Thank you, Steph. We both are international writers. LOL. Now if only our books could be translated. That would be KEWL!!!

JACLYN said...

MONA,

OH, LOVE, YOU'VE HIT THE NAIL ON THE HEAD WITH THE FOLLOWING.

Readers like to find similarities between themselves and the characters; I LOVE TO PICTURE MYSELF IN THE HEROINE'S PLACE. WOULD I ACT DIFFERENTLY THEN SHE?

an attraction that makes them share the characters’ suffering and struggles until the hero and heroine reach the WHEN AN AUTHOR MAKES ME LAUGH OR CRY AS I'M READING, THEN I KNOW I'LL KEEP THE BOOK AS MY OWN. AND AT THE RATE YOU'RE GOING, I'M GOING TO HAVE TO BUILD ON ANOTHER ROOM TO HOLD ALL YOUR BOOKS. :-)

So don’t hesitate to torture your characters. Don’t make it easy for them. Conflict is the name of the game. Only conflicted people have a story. TRUE AND NOT ONLY IN BOOKS. YOUR UNDERSTANDING IS MARVELOUS.

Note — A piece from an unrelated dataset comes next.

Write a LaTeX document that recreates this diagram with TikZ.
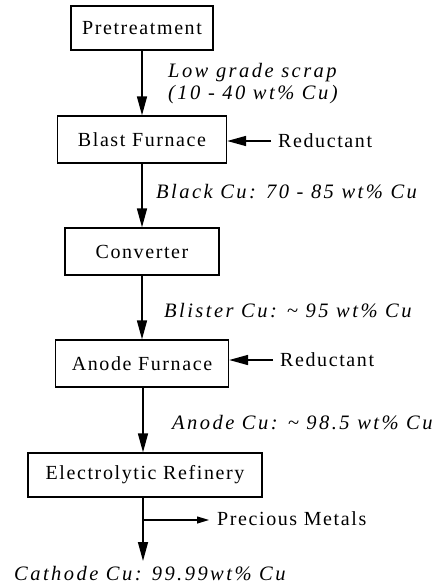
\documentclass[tikz,border=0pt]{standalone}
\usepackage{fontspec}
\setmainfont{Liberation Serif}[LetterSpace=8]
\newfontfamily\labelfont{Liberation Serif}[LetterSpace=12]
\usetikzlibrary{arrows.meta}
\tikzset{
  box/.style={draw, line width=1.3pt, inner sep=0pt, font=\fontsize{20}{24}\selectfont},
  arr/.style={line width=1.6pt, -{Triangle[length=19pt,width=10pt]}},
  sarr/.style={line width=1.1pt, -{Triangle[length=12pt,width=7pt]}},
  lbl/.style={anchor=west, inner sep=0pt, font=\labelfont\fontsize{20.5}{22}\selectfont\itshape, align=left},
  side/.style={anchor=west, inner sep=0pt, font=\fontsize{20}{24}\selectfont}
}
\begin{document}
\begin{tikzpicture}[x=1pt,y=-1pt]
\useasboundingbox (0,0) rectangle (437,587);
\node[box, minimum width=142pt, minimum height=44pt] (pre) at (142,28) {Pretreatment};
\node[box, minimum width=169pt, minimum height=47pt] (bf) at (142,139.5) {Blast Furnace};
\node[box, minimum width=154pt, minimum height=47pt] (conv) at (142,251.5) {Converter};
\node[box, minimum width=173pt, minimum height=47pt] (af) at (142,363.5) {Anode Furnace};
\node[box, minimum width=234pt, minimum height=44pt] (er) at (145,475) {Electrolytic Refinery};

\node[lbl] (l1) at (168,84) {Low grade scrap\\(10 - 40 wt\% Cu)};
\node[lbl] (l2) at (156,192) {Black Cu: 70 - 85 wt\% Cu};
\node[lbl] (l3) at (164,311) {Blister Cu: \char`~\ 95 wt\% Cu};
\node[lbl] (l4) at (172,423) {Anode Cu: \char`~\ 98.5 wt\% Cu};
\node[lbl] (l5) at (14,574) {Cathode Cu: 99.99wt\% Cu};

\node[side] (r1) at (278,141) {Reductant};
\node[side] (r2) at (280,360) {Reductant};
\node[side, inner xsep=8pt] (pm) at (209,519) {Precious Metals};

\draw[arr] (pre.south -| 142,0) -- (bf.north -| 142,0);
\draw[arr] (bf.south -| 142,0) -- (conv.north -| 142,0);
\draw[arr] (conv.south -| 142,0) -- (af.north -| 142,0);
\draw[arr] (af.south -| 143,0) -- (er.north -| 143,0);
\coordinate (ce) at (143,561);
\draw[arr] (er.south -| 143,0) -- (ce);
\coordinate (pms) at (143.5,520);
\draw[sarr] (pms) -- (pm.west |- pms);
\draw[arr] (r1.west) ++(-7,0) coordinate (r1s) -- (r1s -| bf.east);
\draw[arr] (r2.west) ++(-7,0) coordinate (r2s) -- (r2s -| af.east);
\end{tikzpicture}
\end{document}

Happy people are boring. WEL-L-L, I WON'T GO SO FAR AS TO SAY THAT----, OH, YOU’RE REFERRING TO BOOKS. :-)

GREAT ARTICLE.

JACLYN

Keena Kincaid said...

Hi, Mona. Sorry for stopping by so late. I hope the party is still going on. I agree completely on the need to really show a hero or heroine's vulnerable side to make them memorable.

Mona Risk said...

Thank you Jaclyn. You are so good for my ego and the best one to cheer me up when I don't believe in myself.

Mona Risk said...

Keena, you have great books to prove what you say.

Joanne said...

Mona,
I'm late chiming in, but the FTH critters taught me so much. They are an invaluable resource for one of the best RWA chapters around.